Faced with that concern, the asset owners WTW serves have taken “a variety of different approaches,” according to Delaney, who said WTW’s clients include corporate defined benefit and defined contribution plans, endowments, foundations and other institutional asset pools, as well as wealth distribution channels.
“As you might imagine, there are some investors that reviewed the scenario and decided to stay passive,” he said, adding that other asset owners "have decided to shift some portion of their passive exposure into actively managed funds" to address concentration risk.
In addition to those two approaches, Delaney said some other asset owners have gravitated toward a more “hybrid” approach by incorporating into their portfolios passive exposures designed to remove some of the concentration risk, such as products tracking customized or equal-weighted indexes or indexes that screen for certain characteristics, he said.
Delaney declined to name any specific clients that have cited concentration concerns in discussions with WTW. He also declined to name any index providers or products that may have benefited from investor concern about concentration risk.
“I think those conversations are going to continue and investors will likely make a variety of decisions based on their own circumstances and what they believe is the right way to go,” he said.
Delaney added, however, that looking ahead, he expects that the hybrid approach of using a type of passive vehicle that can mitigate concentration risk will become a “larger, more prevalent solution.”
“We have done a ton of research on equal-weight,” said Anu Ganti, senior director and head of U.S. index investment strategy at S&P Dow Jones Indices, an S&P Global division that is home to financial market indicators including the S&P 500 index and the Dow Jones Industrial Average.
“There’s so many different ways to measure concentration and we’ve looked at it in numerous ways and what we’ve found historically is that equal weight has tended to outperform after peaks in concentration,” she said in an interview.
That’s why looking at equal-weight strategies now is so timely, Ganti said.
“In the seat that we’re in right now, nobody really knows when that peak is going to happen,” she said.
Growth in indexing
Another topic S&P Dow Jones Indices has done plenty of research on is the growth of indexing and what’s driving it, according to Ganti, who pointed to a November 2022 report she co-authored titled “Shooting the Messenger.”
“The growth of indexing has been driven by the inability of active managers, in aggregate, to outperform passive benchmarks,” the report said, adding that passive management’s rise is the result of active performance shortfalls that can be attributed to three factors.
“No. 1 is cost,” Ganti said during the interview. “Fees are super important within the indexing space, and we’ve generally seen that active managers tend to have higher fees than that of passive, so that’s been a big driver of the growth of indexing.”
Another factor is “just the professionalization of the industry,” she said.
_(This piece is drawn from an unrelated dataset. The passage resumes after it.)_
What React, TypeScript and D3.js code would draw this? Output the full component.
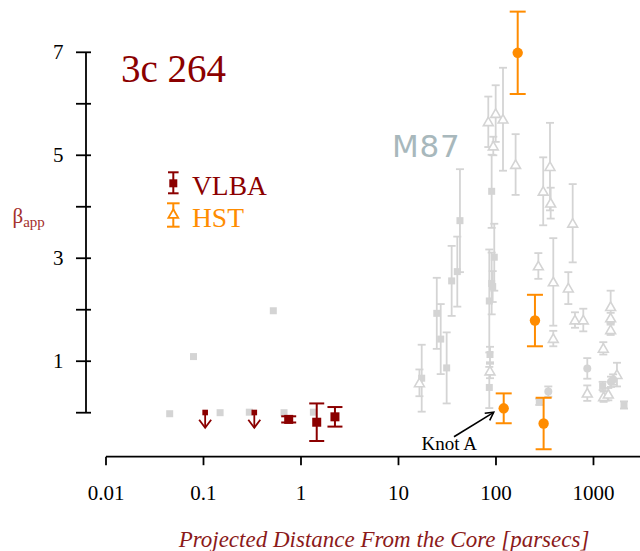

The 1970s marked a key turning point in terms of the professionalization of the investment management industry, Ganti said. “As professionals are now competing against professionals, it has become more difficult for active managers to outperform, as investment management is a zero-sum game, with no natural source of outperformance or alpha,” she said.
The third factor, which tends to be underappreciated, is “the positive skewness of equity returns,” Ganti said.
“And what I mean by that is that outperformance tends to come from a few stocks over the long term,” she said.
Consequently, “it really makes the case for a broad-based diversified approach, which indices offer,” Ganti said.
“We tend to see that if active managers are holding a more concentrated portfolio with fewer stocks, then that can hinder them,” she said.
According to S&P Dow Jones Indices’ SPIVA Global Scorecard report for midyear 2024, 57% of all active large-cap U.S. equity managers underperformed the S&P 500 in the first half of this year.
Active management is difficult and consistent outperformance is usually fleeting, according to S&P Dow Jones Indices’ U.S. Persistence Scorecard for year-end 2023. The report showed that of 529 top-quartile funds in the all domestic funds category as of December 2019, not a single one of those active equity funds remained in the top quartile as of December 2023.